The Manufacturers Alliance is reporting that manufacturing isn’t growing as fast as they’d hoped but high tech manufacturing is doing nicely, thank you:

Interestingly, they nevertheless expect the U.S. manufacturing sector to expand at a faster rate than the greater U.S. economy, forecasting manufacturing production growth of 5.7% in 2010 and 4.7% in 2011. Digging a bit deeper, it’s a substantially different economy environment for high tech vs. ‘non-high tech’ companies. While non-high tech output is only expect to grow by 5.1% and 4.3% in 2010 and 2011 respectively, high-tech production is forecast to surge by 14.5% and 13%. It’s a completely different economy for those in the high-tech space.

and the projected hiring by manufacturers won’t be as high as they’d thought:

While the association expects 650,000 manufacturing jobs to be created through 2011, this is a sharp drop of about 350,000 from the 900,000 new jobs previously expected for the period, back in May. Hiring will likely be skewed towards the high tech industries where there’s double-digit production growth, so high tech is the place to be.

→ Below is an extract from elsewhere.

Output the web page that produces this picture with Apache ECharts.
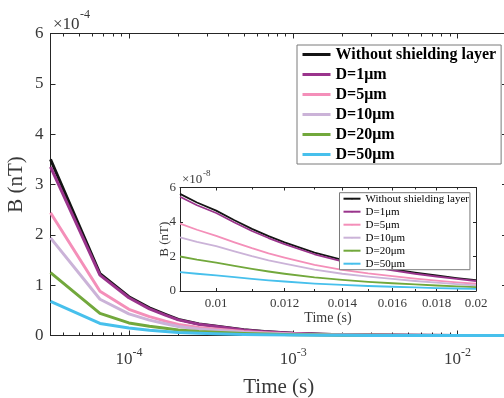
<!DOCTYPE html>
<html><head><meta charset="utf-8">
<script src="https://cdn.jsdelivr.net/npm/echarts@6/dist/echarts.min.js"></script>
<style>html,body{margin:0;padding:0;background:#fff}#c{width:504px;height:398px}</style>
</head><body><div id="c"></div>
<script>
// ---------- data ----------
const seriesNames = ['Without shielding layer','D=1μm','D=5μm','D=10μm','D=20μm','D=50μm'];
const seriesColors = ['#141414','#9a348c','#f48fb9','#cbb3d8','#72a83c','#47c0ec'];

// main plot: time (s), B in units of 1e-4 nT
const mainTimes = [3.3333e-5, 6.6667e-5, 1.0e-4, 1.3333e-4, 1.6667e-4, 2.0e-4, 2.6667e-4, 3.3333e-4, 5.0e-4, 6.6667e-4, 1.0e-3, 1.5e-3, 2.0e-3, 3.0e-3, 5.0e-3, 1.0e-2, 2.0e-2];
const mainNoShield = [3.50, 1.23, 0.77, 0.55, 0.42, 0.32, 0.23, 0.19, 0.115, 0.08, 0.045, 0.025, 0.016, 0.008, 0.003, 0.0005, 0.00006];
const mainD1  = [3.35, 1.20, 0.75, 0.53, 0.405, 0.31, 0.222, 0.183, 0.11, 0.077, 0.043, 0.024, 0.0154, 0.0077, 0.0029, 0.00048, 0.00005];
const mainD5  = [2.44, 0.88, 0.52, 0.375, 0.285, 0.22, 0.158, 0.13, 0.079, 0.055, 0.031, 0.017, 0.011, 0.0055, 0.002, 0.00033, 0.00004];
const mainD10 = [1.94, 0.72, 0.43, 0.305, 0.232, 0.178, 0.128, 0.105, 0.064, 0.044, 0.025, 0.014, 0.009, 0.0045, 0.0017, 0.00027, 0.00003];
const mainD20 = [1.25, 0.44, 0.25, 0.185, 0.142, 0.11, 0.08, 0.066, 0.04, 0.028, 0.016, 0.0088, 0.0057, 0.0028, 0.001, 0.00017, 0.00002];
const mainD50 = [0.68, 0.24, 0.15, 0.104, 0.078, 0.06, 0.044, 0.036, 0.022, 0.015, 0.0088, 0.0048, 0.0031, 0.0015, 0.0006, 0.0001, 0.00001];

// inset: time (s), B in units of 1e-8 nT
const insetTimes = [0.00908, 0.0095, 0.010, 0.0105, 0.011, 0.0115, 0.012, 0.013, 0.014, 0.015, 0.016, 0.017, 0.018, 0.019, 0.020];
const insetNoShield = [5.63, 5.13, 4.66, 4.10, 3.60, 3.18, 2.82, 2.22, 1.80, 1.50, 1.27, 1.07, 0.90, 0.75, 0.63];
const insetD1  = [5.46, 4.97, 4.52, 3.97, 3.48, 3.07, 2.72, 2.13, 1.72, 1.43, 1.20, 1.00, 0.84, 0.70, 0.58];
const insetD5  = [3.91, 3.55, 3.20, 2.82, 2.48, 2.18, 1.94, 1.52, 1.23, 1.02, 0.86, 0.72, 0.60, 0.50, 0.42];
const insetD10 = [3.11, 2.85, 2.60, 2.30, 2.02, 1.78, 1.58, 1.24, 1.00, 0.83, 0.70, 0.58, 0.48, 0.40, 0.33];
const insetD20 = [2.00, 1.82, 1.65, 1.45, 1.28, 1.13, 1.00, 0.79, 0.64, 0.53, 0.45, 0.38, 0.32, 0.27, 0.22];
const insetD50 = [1.10, 1.00, 0.91, 0.80, 0.70, 0.62, 0.55, 0.43, 0.35, 0.29, 0.245, 0.205, 0.17, 0.145, 0.12];

// ticks
const mainXMax = 0.02;
const mainXMajor = [1e-4, 1e-3, 1e-2];
const mainXMajorExp = ['-4', '-3', '-2'];
const mainXMinor = [4e-5,5e-5,6e-5,7e-5,8e-5,9e-5, 2e-4,3e-4,4e-4,5e-4,6e-4,7e-4,8e-4,9e-4, 2e-3,3e-3,4e-3,5e-3,6e-3,7e-3,8e-3,9e-3];
const mainYTicks = [0,1,2,3,4,5,6];
const insetXMax = 0.02;
const insetXMajor = [0.01, 0.012, 0.014, 0.016, 0.018, 0.02];
const insetXMajorLabels = ['0.01','0.012','0.014','0.016','0.018','0.02'];
const insetXMinor = [0.011, 0.013, 0.015, 0.017, 0.019];
const insetYTicks = [0,2,4,6];

// ---------- chart ----------
const FONT = '"Liberation Serif","Times New Roman",serif';
const TXT = '#383838';
const AX = '#262626';
const L = Math.log10;
const mainSets = [mainNoShield, mainD1, mainD5, mainD10, mainD20, mainD50];
const insetSets = [insetNoShield, insetD1, insetD5, insetD10, insetD20, insetD50];
function findIdx(vals, v){ return vals.findIndex(t => Math.abs(L(t) - v) < 1e-9); }

function tickAxis(grid, lo, hi, pos, ticks, len, line, label, name){
  const a = {
    gridIndex: grid, type: 'value', min: L(lo), max: L(hi), position: pos,
    axisLine: {show: line, lineStyle: {color: AX, width: 1}},
    axisTick: {show: true, inside: true, length: len, customValues: ticks.map(L), lineStyle: {color: AX, width: 1}},
    axisLabel: label ? Object.assign({customValues: ticks.map(L)}, label) : {show: false},
    splitLine: {show: false}, nameMoveOverlap: false
  };
  if (name) Object.assign(a, name);
  return a;
}

const mainXMin = mainTimes[0];
const insetXMin = insetTimes[0];

const xAxis = [
  {gridIndex: 0, type: 'log', logBase: 10, min: mainXMin, max: mainXMax, show: false},
  tickAxis(0, mainXMin, mainXMax, 'bottom', mainXMajor, 5, true, {
    margin: 11,
    formatter: v => '{b|10}{s|' + mainXMajorExp[findIdx(mainXMajor, v)] + '}',
    rich: {b: {fontSize: 17, fontFamily: FONT, color: TXT}, s: {fontSize: 12, fontFamily: FONT, color: TXT, padding: [0,0,15,0]}}
  }, {name: 'Time (s)', nameLocation: 'middle', nameGap: 41, nameTextStyle: {fontSize: 21, fontFamily: FONT, color: TXT}}),
  tickAxis(0, mainXMin, mainXMax, 'bottom', mainXMinor, 3, false, null),
  tickAxis(0, mainXMin, mainXMax, 'top', mainXMajor, 5, true, null),
  tickAxis(0, mainXMin, mainXMax, 'top', mainXMinor, 3, false, null),
  {gridIndex: 1, type: 'log', logBase: 10, min: insetXMin, max: insetXMax, show: false},
  tickAxis(1, insetXMin, insetXMax, 'bottom', insetXMajor, 3, true, {
    margin: 6, fontSize: 13, fontFamily: FONT, color: TXT,
    formatter: v => insetXMajorLabels[findIdx(insetXMajor, v)]
  }, {name: 'Time (s)', nameLocation: 'middle', nameGap: 20, nameTextStyle: {fontSize: 14, fontFamily: FONT, color: TXT}}),
  tickAxis(1, insetXMin, insetXMax, 'bottom', insetXMinor, 2, false, null),
  tickAxis(1, insetXMin, insetXMax, 'top', insetXMajor, 3, true, null),
  tickAxis(1, insetXMin, insetXMax, 'top', insetXMinor, 2, false, null)
];

function yAx(grid, ticks, pos, len, label, name){
  const a = {
    gridIndex: grid, type: 'value', min: ticks[0], max: ticks[ticks.length-1], interval: ticks[1]-ticks[0], position: pos,
    axisLine: {show: true, lineStyle: {color: AX, width: 1}},
    axisTick: {show: true, inside: true, length: len, lineStyle: {color: AX}},
    axisLabel: label || {show: false}, splitLine: {show: false}, nameMoveOverlap: false
  };
  if (name) Object.assign(a, name);
  return a;
}
const yAxis = [
  yAx(0, mainYTicks, 'left', 5, {margin: 7, fontSize: 17, fontFamily: FONT, color: TXT},
      {name: 'B (nT)', nameLocation: 'middle', nameGap: 24, nameTextStyle: {fontSize: 21, fontFamily: FONT, color: TXT}}),
  yAx(0, mainYTicks, 'right', 5, null),
  yAx(1, insetYTicks, 'left', 3, {margin: 4, fontSize: 13, fontFamily: FONT, color: TXT},
      {name: 'B (nT)', nameLocation: 'middle', nameGap: 9, nameTextStyle: {fontSize: 13, fontFamily: FONT, color: TXT}}),
  yAx(1, insetYTicks, 'right', 3, null)
];

const series = [];
seriesNames.forEach((n, k) => series.push({
  name: n, type: 'line', xAxisIndex: 0, yAxisIndex: 0, symbol: 'none', color: seriesColors[k],
  lineStyle: {width: 3, color: seriesColors[k], join: 'round'},
  data: mainTimes.map((t, i) => [t, mainSets[k][i]])
}));
seriesNames.forEach((n, k) => series.push({
  name: n, type: 'line', xAxisIndex: 5, yAxisIndex: 2, symbol: 'none', color: seriesColors[k],
  lineStyle: {width: 1.8, color: seriesColors[k], join: 'round'},
  data: insetTimes.map((t, i) => [t, insetSets[k][i]])
}));

const option = {
  animation: false,
  backgroundColor: '#fff',
  grid: [
    {left: 50.5, top: 33.5, width: 456.5, height: 302, show: true, backgroundColor: '#fff', borderWidth: 0, outerBoundsMode: 'none'},
    {left: 180, top: 187.5, width: 296, height: 103.5, show: true, backgroundColor: '#fff', borderWidth: 0, outerBoundsMode: 'none'}
  ],
  xAxis, yAxis, series,
  legend: [
    {data: seriesNames, orient: 'vertical', left: 297, top: 45, itemWidth: 28, itemHeight: 3, itemGap: 1,
     padding: [0,5,0,4], borderColor: '#7a7a7a', borderWidth: 1, backgroundColor: '#fff', selectedMode: false,
     lineStyle: {width: 3},
     textStyle: {fontFamily: FONT, fontSize: 16, fontWeight: 'bold', color: '#000', lineHeight: 19}},
    {data: seriesNames, orient: 'vertical', left: 339.5, top: 192.7, itemWidth: 17, itemHeight: 2, itemGap: 1,
     padding: [0,1,0,3], borderColor: '#7a7a7a', borderWidth: 1, backgroundColor: '#fff', selectedMode: false,
     lineStyle: {width: 2},
     textStyle: {fontFamily: FONT, fontSize: 11, color: '#000', lineHeight: 12}}
  ],
  graphic: [
    {type: 'text', x: 53, y: 25, style: {text: '×10', fontFamily: FONT, fontSize: 17, fill: TXT, verticalAlign: 'middle'}},
    {type: 'text', x: 80, y: 15, style: {text: '-4', fontFamily: FONT, fontSize: 12, fill: TXT, verticalAlign: 'middle'}},
    {type: 'text', x: 182, y: 180, style: {text: '×10', fontFamily: FONT, fontSize: 13, fill: TXT, verticalAlign: 'middle'}},
    {type: 'text', x: 203, y: 174, style: {text: '-8', fontFamily: FONT, fontSize: 9, fill: TXT, verticalAlign: 'middle'}}
  ]
};
const chart = echarts.init(document.getElementById('c'), null, {renderer: 'canvas'});
chart.setOption(option);
</script></body></html>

It’s a bit hard for me to imagine 40 to 50 year old guys who’ve spent the last 20 or 30 years in housing construction getting into high tech manufacturing.

1 comment… add one
  • Maxwell James Link

    I talk to a lot of people in manufacturing for my day job, and none of them seem to be able to define what “high tech” means in their industry with any sort of precision. So I find those numbers fuzzy, to say the least.